:: GOAL ::
Restate the data exactly as given and keep the pictures out.

----- AVAILABLE DATA

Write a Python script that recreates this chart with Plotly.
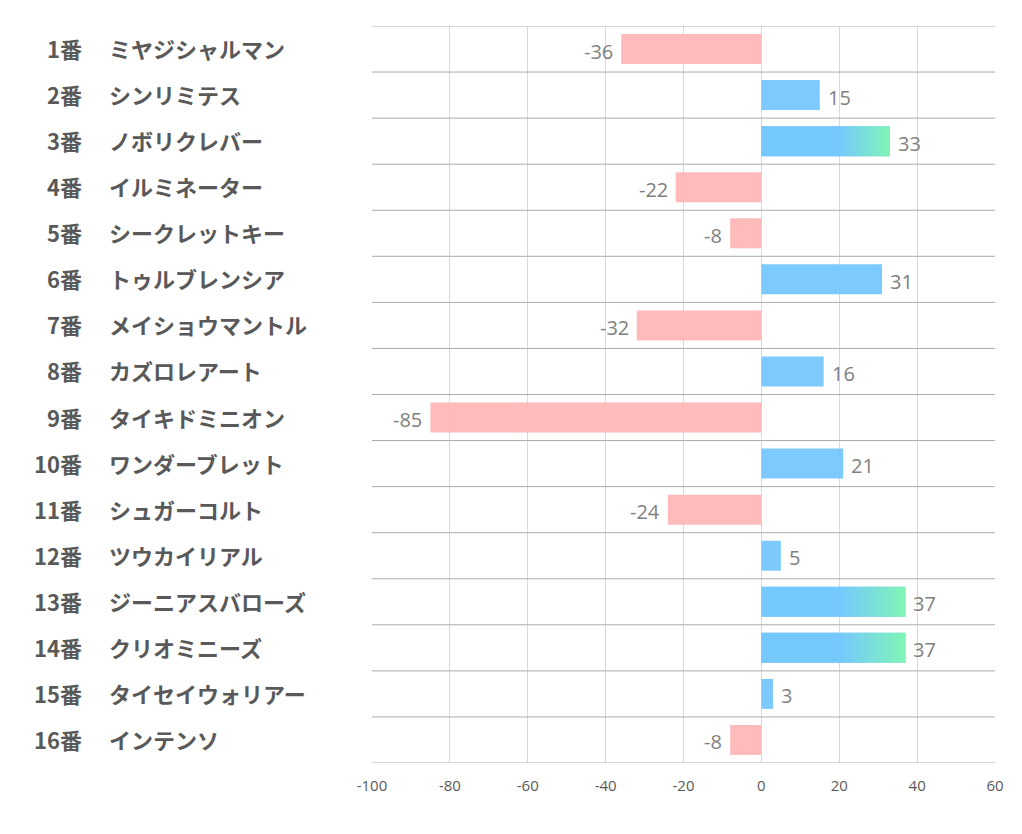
import plotly.graph_objects as go

numbers = ["1番", "2番", "3番", "4番", "5番", "6番", "7番", "8番",
           "9番", "10番", "11番", "12番", "13番", "14番", "15番", "16番"]
names = ["ミヤジシャルマン", "シンリミテス", "ノボリクレバー", "イルミネーター",
         "シークレットキー", "トゥルブレンシア", "メイショウマントル", "カズロレアート",
         "タイキドミニオン", "ワンダーブレット", "シュガーコルト", "ツウカイリアル",
         "ジーニアスバローズ", "クリオミニーズ", "タイセイウォリアー", "インテンソ"]
values = [-36, 15, 33, -22, -8, 31, -32, 16, -85, 21, -24, 5, 37, 37, 3, -8]
highlight = ["3番", "13番", "14番"]
x_ticks = [-100, -80, -60, -40, -20, 0, 20, 40, 60]

PINK = "#FFB7B8"
BLUE = "#75C8FE"
GREEN = "#80F7B2"
GRAD_START = 20

idx = list(range(len(values)))
colors = [BLUE if v >= 0 else PINK for v in values]

fig = go.Figure()
fig.add_trace(go.Bar(
    x=values, y=idx, orientation="h", width=0.65,
    marker=dict(color=colors, line=dict(width=0)), opacity=0.95,
    hoverinfo="skip", showlegend=False,
))

half = 0.325
for i, (n, v) in enumerate(zip(numbers, values)):
    if n in highlight:
        fig.add_trace(go.Scatter(
            x=[0, v, v, 0, 0], y=[i - half, i - half, i + half, i + half, i - half],
            mode="lines", fill="toself", line=dict(width=0), opacity=0.95,
            fillgradient=dict(type="horizontal",
                              colorscale=[[0, BLUE], [1, GREEN]],
                              start=GRAD_START, stop=v),
            hoverinfo="skip", showlegend=False,
        ))

annotations = []
for i, (n, nm, v) in enumerate(zip(numbers, names, values)):
    annotations.append(dict(
        x=v, y=i, xref="x", yref="y", text=str(v), showarrow=False,
        xanchor="left" if v >= 0 else "right", xshift=6 if v >= 0 else -6, yshift=-2,
        font=dict(family="Open Sans, Noto Sans", size=20, color="#7F7F7F"),
    ))
    annotations.append(dict(
        x=0, y=i, xref="paper", yref="y", text="<b>%s</b>" % n, showarrow=False,
        xanchor="right", xshift=-288, yshift=1,
        font=dict(family="Noto Sans CJK JP", size=22, color="#595959"),
    ))
    annotations.append(dict(
        x=0, y=i, xref="paper", yref="y", text="<b>%s</b>" % nm, showarrow=False,
        xanchor="left", xshift=-265, yshift=1,
        font=dict(family="Noto Sans CJK JP", size=22, color="#595959"),
    ))

shapes = []
for k in range(len(values) + 1):
    shapes.append(dict(
        type="line", xref="paper", yref="y", x0=0, x1=1, y0=k - 0.5, y1=k - 0.5,
        line=dict(color="#ABABAB", width=1), layer="above",
    ))

fig.update_layout(
    width=1022, height=834,
    margin=dict(l=364, r=35, t=18, b=79),
    plot_bgcolor="white", paper_bgcolor="white",
    bargap=0.35,
    xaxis=dict(range=[-100, 60], tickvals=x_ticks, ticktext=[str(t) for t in x_ticks],
               showgrid=True, gridcolor="#D9D9D9", gridwidth=1, zeroline=False,
               showline=False, ticks="", ticklen=0, ticklabelstandoff=12,
               tickfont=dict(family="Open Sans, Noto Sans", size=15, color="#595959")),
    yaxis=dict(range=[len(values) - 0.5, -0.5], showticklabels=False, showgrid=False,
               zeroline=False, showline=False, ticks=""),
    annotations=annotations,
    shapes=shapes,
)

fig.write_html("out.html")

----------

:: FULL RESPONSE ::
Write a Python script that recreates this chart with Plotly.
import plotly.graph_objects as go

numbers = ["1番", "2番", "3番", "4番", "5番", "6番", "7番", "8番",
           "9番", "10番", "11番", "12番", "13番", "14番", "15番", "16番"]
names = ["ミヤジシャルマン", "シンリミテス", "ノボリクレバー", "イルミネーター",
         "シークレットキー", "トゥルブレンシア", "メイショウマントル", "カズロレアート",
         "タイキドミニオン", "ワンダーブレット", "シュガーコルト", "ツウカイリアル",
         "ジーニアスバローズ", "クリオミニーズ", "タイセイウォリアー", "インテンソ"]
values = [-36, 15, 33, -22, -8, 31, -32, 16, -85, 21, -24, 5, 37, 37, 3, -8]
highlight = ["3番", "13番", "14番"]
x_ticks = [-100, -80, -60, -40, -20, 0, 20, 40, 60]

PINK = "#FFB7B8"
BLUE = "#75C8FE"
GREEN = "#80F7B2"
GRAD_START = 20

idx = list(range(len(values)))
colors = [BLUE if v >= 0 else PINK for v in values]

fig = go.Figure()
fig.add_trace(go.Bar(
    x=values, y=idx, orientation="h", width=0.65,
    marker=dict(color=colors, line=dict(width=0)), opacity=0.95,
    hoverinfo="skip", showlegend=False,
))

half = 0.325
for i, (n, v) in enumerate(zip(numbers, values)):
    if n in highlight:
        fig.add_trace(go.Scatter(
            x=[0, v, v, 0, 0], y=[i - half, i - half, i + half, i + half, i - half],
            mode="lines", fill="toself", line=dict(width=0), opacity=0.95,
            fillgradient=dict(type="horizontal",
                              colorscale=[[0, BLUE], [1, GREEN]],
                              start=GRAD_START, stop=v),
            hoverinfo="skip", showlegend=False,
        ))

annotations = []
for i, (n, nm, v) in enumerate(zip(numbers, names, values)):
    annotations.append(dict(
        x=v, y=i, xref="x", yref="y", text=str(v), showarrow=False,
        xanchor="left" if v >= 0 else "right", xshift=6 if v >= 0 else -6, yshift=-2,
        font=dict(family="Open Sans, Noto Sans", size=20, color="#7F7F7F"),
    ))
    annotations.append(dict(
        x=0, y=i, xref="paper", yref="y", text="<b>%s</b>" % n, showarrow=False,
        xanchor="right", xshift=-288, yshift=1,
        font=dict(family="Noto Sans CJK JP", size=22, color="#595959"),
    ))
    annotations.append(dict(
        x=0, y=i, xref="paper", yref="y", text="<b>%s</b>" % nm, showarrow=False,
        xanchor="left", xshift=-265, yshift=1,
        font=dict(family="Noto Sans CJK JP", size=22, color="#595959"),
    ))

shapes = []
for k in range(len(values) + 1):
    shapes.append(dict(
        type="line", xref="paper", yref="y", x0=0, x1=1, y0=k - 0.5, y1=k - 0.5,
        line=dict(color="#ABABAB", width=1), layer="above",
    ))

fig.update_layout(
    width=1022, height=834,
    margin=dict(l=364, r=35, t=18, b=79),
    plot_bgcolor="white", paper_bgcolor="white",
    bargap=0.35,
    xaxis=dict(range=[-100, 60], tickvals=x_ticks, ticktext=[str(t) for t in x_ticks],
               showgrid=True, gridcolor="#D9D9D9", gridwidth=1, zeroline=False,
               showline=False, ticks="", ticklen=0, ticklabelstandoff=12,
               tickfont=dict(family="Open Sans, Noto Sans", size=15, color="#595959")),
    yaxis=dict(range=[len(values) - 0.5, -0.5], showticklabels=False, showgrid=False,
               zeroline=False, showline=False, ticks=""),
    annotations=annotations,
    shapes=shapes,
)

fig.write_html("out.html")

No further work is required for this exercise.